INFORMATION SUPPLIED:

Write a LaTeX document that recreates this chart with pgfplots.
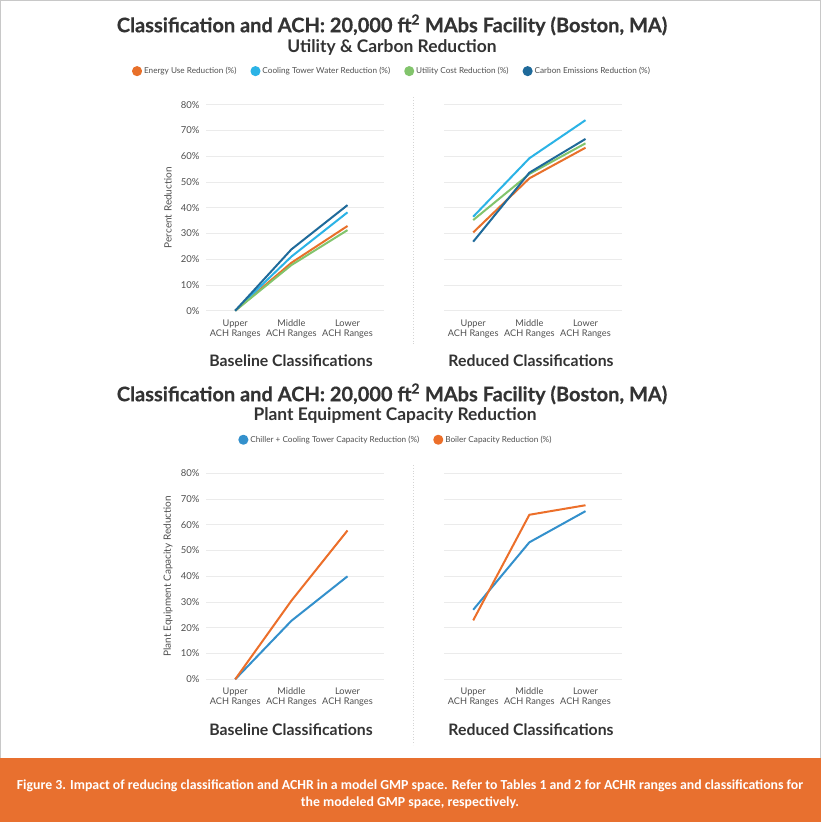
\documentclass[border=0pt]{standalone}
\usepackage{fontspec}
\setmainfont{Lato}
\newfontfamily\titlefont{Lato}[FakeBold=0.5]
\newfontfamily\capfont{Carlito}
\usepackage{pgfplots}
\pgfplotsset{compat=1.18}

\definecolor{energy}{HTML}{E8702A}
\definecolor{cooling}{HTML}{2BB3E6}
\definecolor{utility}{HTML}{82C46C}
\definecolor{carbon}{HTML}{1F6A9A}
\definecolor{chiller}{HTML}{3390CC}
\definecolor{boiler}{HTML}{EC6F2A}
\definecolor{capbar}{HTML}{E8702F}
\definecolor{gridgray}{HTML}{EBEBEB}
\definecolor{ticktext}{HTML}{505050}
\definecolor{titletext}{HTML}{333333}
\definecolor{bordergray}{HTML}{C8C8C8}

\pgfplotsset{
 panel/.style={
  scale only axis, width=178pt, height=206pt,
  xmin=-0.52, xmax=2.65, ymin=0, ymax=80,
  axis line style={draw=none},
  ymajorgrids, grid style={color=gridgray, line width=0.7pt},
  major tick length=0pt,
  xtick={0,1,2},
  xticklabels={{\strut Upper\\ACH Ranges}, {\strut Middle\\ACH Ranges}, {\strut Lower\\ACH Ranges}},
  xticklabel style={align=center, font=\fontsize{9.2}{10}\selectfont, text=ticktext, anchor=north, yshift=-5pt},
  ytick={0,10,...,80},
  yticklabel style={font=\fontsize{9.5}{10}\selectfont, text=ticktext, xshift=-3pt},
  /pgf/number format/assume math mode=true,
  clip=false,
  every axis plot/.append style={line width=2pt, line join=round, mark=none},
  legend image code/.code={\fill[##1] (2pt,0pt) circle (4pt);},
 },
 leftpanel/.style={panel,
  yticklabel={\pgfmathprintnumber{\tick}\%},
  every axis y label/.style={at={(axis description cs:-0.2135,0.5)}, rotate=90, anchor=center, font=\fontsize{10}{11}\selectfont, text=ticktext},
 },
 rightpanel/.style={panel, yticklabels={}},
}

\begin{document}
\begin{tikzpicture}
\useasboundingbox (0,0) rectangle (821pt,-822pt);
\fill[white] (0,0) rectangle (821pt,-822pt);
\fill[capbar] (0,-758pt) rectangle (821pt,-822pt);
\draw[bordergray, line width=1pt] (0.5pt,-758pt) -- (0.5pt,-0.5pt) -- (820.5pt,-0.5pt) -- (820.5pt,-758pt);

% ---- top panel titles
\node[font=\titlefont\bfseries\fontsize{20}{24}\selectfont, text=titletext] at (392pt,-25pt) {Classification and ACH: 20,000 ft\textsuperscript{2} MAbs Facility (Boston, MA)};
\node[font=\bfseries\fontsize{17.4}{20}\selectfont, text=titletext] at (392pt,-47pt) {Utility \& Carbon Reduction};

\begin{axis}[leftpanel, at={(206pt,-310.7pt)}, anchor=south west,
  ylabel={Percent Reduction},
  legend style={at={(axis description cs:1.045,1.163)}, anchor=center, draw=none, fill=none,
    legend columns=4, font=\fontsize{8.2}{9}\selectfont, text=ticktext,
    /tikz/every even column/.append style={column sep=12pt}},
  ]
\addplot[energy] coordinates {(0,0) (1,18.6) (2,32.9)};
\addlegendentry{Energy Use Reduction (\%)}
\addplot[cooling] coordinates {(0,0) (1,21.0) (2,38.2)};
\addlegendentry{Cooling Tower Water Reduction (\%)}
\addplot[utility] coordinates {(0,0) (1,17.7) (2,31.3)};
\addlegendentry{Utility Cost Reduction (\%)}
\addplot[carbon] coordinates {(0,0) (1,23.8) (2,41.0)};
\addlegendentry{Carbon Emissions Reduction (\%)}
\end{axis}

\begin{axis}[rightpanel, at={(444pt,-310.7pt)}, anchor=south west]
\addplot[energy] coordinates {(0,30.4) (1,51.4) (2,63.3)};
\addplot[cooling] coordinates {(0,36.5) (1,59.2) (2,74.0)};
\addplot[utility] coordinates {(0,35.2) (1,53.1) (2,65.0)};
\addplot[carbon] coordinates {(0,26.8) (1,53.6) (2,66.7)};
\end{axis}

\draw[gridgray!80!gray, line width=0.8pt, dotted] (413pt,-97pt) -- (413pt,-345pt);
\node[font=\bfseries\fontsize{15.8}{18}\selectfont, text=titletext] at (291pt,-361pt) {Baseline Classifications};
\node[font=\bfseries\fontsize{15.8}{18}\selectfont, text=titletext] at (531pt,-361pt) {Reduced Classifications};

% ---- bottom panel titles
\node[font=\titlefont\bfseries\fontsize{20}{24}\selectfont, text=titletext] at (392pt,-394pt) {Classification and ACH: 20,000 ft\textsuperscript{2} MAbs Facility (Boston, MA)};
\node[font=\bfseries\fontsize{17.4}{20}\selectfont, text=titletext] at (395pt,-415pt) {Plant Equipment Capacity Reduction};

\begin{axis}[leftpanel, at={(206pt,-679.3pt)}, anchor=south west,
  ylabel={Plant Equipment Capacity Reduction},
  legend style={at={(axis description cs:1.067,1.163)}, anchor=center, draw=none, fill=none,
    legend columns=2, font=\fontsize{8.2}{9}\selectfont, text=ticktext,
    /tikz/every even column/.append style={column sep=12pt}},
  ]
\addplot[chiller] coordinates {(0,0) (1,22.7) (2,40.0)};
\addlegendentry{Chiller + Cooling Tower Capacity Reduction (\%)}
\addplot[boiler] coordinates {(0,0) (1,30.5) (2,57.8)};
\addlegendentry{Boiler Capacity Reduction (\%)}
\end{axis}

\begin{axis}[rightpanel, at={(444pt,-679.3pt)}, anchor=south west]
\addplot[chiller] coordinates {(0,27.0) (1,53.2) (2,65.3)};
\addplot[boiler] coordinates {(0,22.9) (1,63.9) (2,67.6)};
\end{axis}

\draw[gridgray!80!gray, line width=0.8pt, dotted] (413pt,-465pt) -- (413pt,-745pt);
\node[font=\bfseries\fontsize{15.8}{18}\selectfont, text=titletext] at (291pt,-730pt) {Baseline Classifications};
\node[font=\bfseries\fontsize{15.8}{18}\selectfont, text=titletext] at (531pt,-730pt) {Reduced Classifications};

% ---- caption
\node[font=\capfont\bfseries\fontsize{13.8}{17}\selectfont, text=white, align=center] at (410pt,-794pt)
 {Figure 3. Impact of reducing classification and ACHR in a model GMP space. Refer to Tables 1 and 2 for ACHR ranges and classifications for\\
  the modeled GMP space, respectively.};
\end{tikzpicture}
\end{document}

EXERCISE:
Omit every picture while copying the listing above exactly.

EXERCISE OUTPUT:
Write a LaTeX document that recreates this chart with pgfplots.
\documentclass[border=0pt]{standalone}
\usepackage{fontspec}
\setmainfont{Lato}
\newfontfamily\titlefont{Lato}[FakeBold=0.5]
\newfontfamily\capfont{Carlito}
\usepackage{pgfplots}
\pgfplotsset{compat=1.18}

\definecolor{energy}{HTML}{E8702A}
\definecolor{cooling}{HTML}{2BB3E6}
\definecolor{utility}{HTML}{82C46C}
\definecolor{carbon}{HTML}{1F6A9A}
\definecolor{chiller}{HTML}{3390CC}
\definecolor{boiler}{HTML}{EC6F2A}
\definecolor{capbar}{HTML}{E8702F}
\definecolor{gridgray}{HTML}{EBEBEB}
\definecolor{ticktext}{HTML}{505050}
\definecolor{titletext}{HTML}{333333}
\definecolor{bordergray}{HTML}{C8C8C8}

\pgfplotsset{
 panel/.style={
  scale only axis, width=178pt, height=206pt,
  xmin=-0.52, xmax=2.65, ymin=0, ymax=80,
  axis line style={draw=none},
  ymajorgrids, grid style={color=gridgray, line width=0.7pt},
  major tick length=0pt,
  xtick={0,1,2},
  xticklabels={{\strut Upper\\ACH Ranges}, {\strut Middle\\ACH Ranges}, {\strut Lower\\ACH Ranges}},
  xticklabel style={align=center, font=\fontsize{9.2}{10}\selectfont, text=ticktext, anchor=north, yshift=-5pt},
  ytick={0,10,...,80},
  yticklabel style={font=\fontsize{9.5}{10}\selectfont, text=ticktext, xshift=-3pt},
  /pgf/number format/assume math mode=true,
  clip=false,
  every axis plot/.append style={line width=2pt, line join=round, mark=none},
  legend image code/.code={\fill[##1] (2pt,0pt) circle (4pt);},
 },
 leftpanel/.style={panel,
  yticklabel={\pgfmathprintnumber{\tick}\%},
  every axis y label/.style={at={(axis description cs:-0.2135,0.5)}, rotate=90, anchor=center, font=\fontsize{10}{11}\selectfont, text=ticktext},
 },
 rightpanel/.style={panel, yticklabels={}},
}

\begin{document}
\begin{tikzpicture}
\useasboundingbox (0,0) rectangle (821pt,-822pt);
\fill[white] (0,0) rectangle (821pt,-822pt);
\fill[capbar] (0,-758pt) rectangle (821pt,-822pt);
\draw[bordergray, line width=1pt] (0.5pt,-758pt) -- (0.5pt,-0.5pt) -- (820.5pt,-0.5pt) -- (820.5pt,-758pt);

% ---- top panel titles
\node[font=\titlefont\bfseries\fontsize{20}{24}\selectfont, text=titletext] at (392pt,-25pt) {Classification and ACH: 20,000 ft\textsuperscript{2} MAbs Facility (Boston, MA)};
\node[font=\bfseries\fontsize{17.4}{20}\selectfont, text=titletext] at (392pt,-47pt) {Utility \& Carbon Reduction};

\begin{axis}[leftpanel, at={(206pt,-310.7pt)}, anchor=south west,
  ylabel={Percent Reduction},
  legend style={at={(axis description cs:1.045,1.163)}, anchor=center, draw=none, fill=none,
    legend columns=4, font=\fontsize{8.2}{9}\selectfont, text=ticktext,
    /tikz/every even column/.append style={column sep=12pt}},
  ]
\addplot[energy] coordinates {(0,0) (1,18.6) (2,32.9)};
\addlegendentry{Energy Use Reduction (\%)}
\addplot[cooling] coordinates {(0,0) (1,21.0) (2,38.2)};
\addlegendentry{Cooling Tower Water Reduction (\%)}
\addplot[utility] coordinates {(0,0) (1,17.7) (2,31.3)};
\addlegendentry{Utility Cost Reduction (\%)}
\addplot[carbon] coordinates {(0,0) (1,23.8) (2,41.0)};
\addlegendentry{Carbon Emissions Reduction (\%)}
\end{axis}

\begin{axis}[rightpanel, at={(444pt,-310.7pt)}, anchor=south west]
\addplot[energy] coordinates {(0,30.4) (1,51.4) (2,63.3)};
\addplot[cooling] coordinates {(0,36.5) (1,59.2) (2,74.0)};
\addplot[utility] coordinates {(0,35.2) (1,53.1) (2,65.0)};
\addplot[carbon] coordinates {(0,26.8) (1,53.6) (2,66.7)};
\end{axis}

\draw[gridgray!80!gray, line width=0.8pt, dotted] (413pt,-97pt) -- (413pt,-345pt);
\node[font=\bfseries\fontsize{15.8}{18}\selectfont, text=titletext] at (291pt,-361pt) {Baseline Classifications};
\node[font=\bfseries\fontsize{15.8}{18}\selectfont, text=titletext] at (531pt,-361pt) {Reduced Classifications};

% ---- bottom panel titles
\node[font=\titlefont\bfseries\fontsize{20}{24}\selectfont, text=titletext] at (392pt,-394pt) {Classification and ACH: 20,000 ft\textsuperscript{2} MAbs Facility (Boston, MA)};
\node[font=\bfseries\fontsize{17.4}{20}\selectfont, text=titletext] at (395pt,-415pt) {Plant Equipment Capacity Reduction};

\begin{axis}[leftpanel, at={(206pt,-679.3pt)}, anchor=south west,
  ylabel={Plant Equipment Capacity Reduction},
  legend style={at={(axis description cs:1.067,1.163)}, anchor=center, draw=none, fill=none,
    legend columns=2, font=\fontsize{8.2}{9}\selectfont, text=ticktext,
    /tikz/every even column/.append style={column sep=12pt}},
  ]
\addplot[chiller] coordinates {(0,0) (1,22.7) (2,40.0)};
\addlegendentry{Chiller + Cooling Tower Capacity Reduction (\%)}
\addplot[boiler] coordinates {(0,0) (1,30.5) (2,57.8)};
\addlegendentry{Boiler Capacity Reduction (\%)}
\end{axis}

\begin{axis}[rightpanel, at={(444pt,-679.3pt)}, anchor=south west]
\addplot[chiller] coordinates {(0,27.0) (1,53.2) (2,65.3)};
\addplot[boiler] coordinates {(0,22.9) (1,63.9) (2,67.6)};
\end{axis}

\draw[gridgray!80!gray, line width=0.8pt, dotted] (413pt,-465pt) -- (413pt,-745pt);
\node[font=\bfseries\fontsize{15.8}{18}\selectfont, text=titletext] at (291pt,-730pt) {Baseline Classifications};
\node[font=\bfseries\fontsize{15.8}{18}\selectfont, text=titletext] at (531pt,-730pt) {Reduced Classifications};

% ---- caption
\node[font=\capfont\bfseries\fontsize{13.8}{17}\selectfont, text=white, align=center] at (410pt,-794pt)
 {Figure 3. Impact of reducing classification and ACHR in a model GMP space. Refer to Tables 1 and 2 for ACHR ranges and classifications for\\
  the modeled GMP space, respectively.};
\end{tikzpicture}
\end{document}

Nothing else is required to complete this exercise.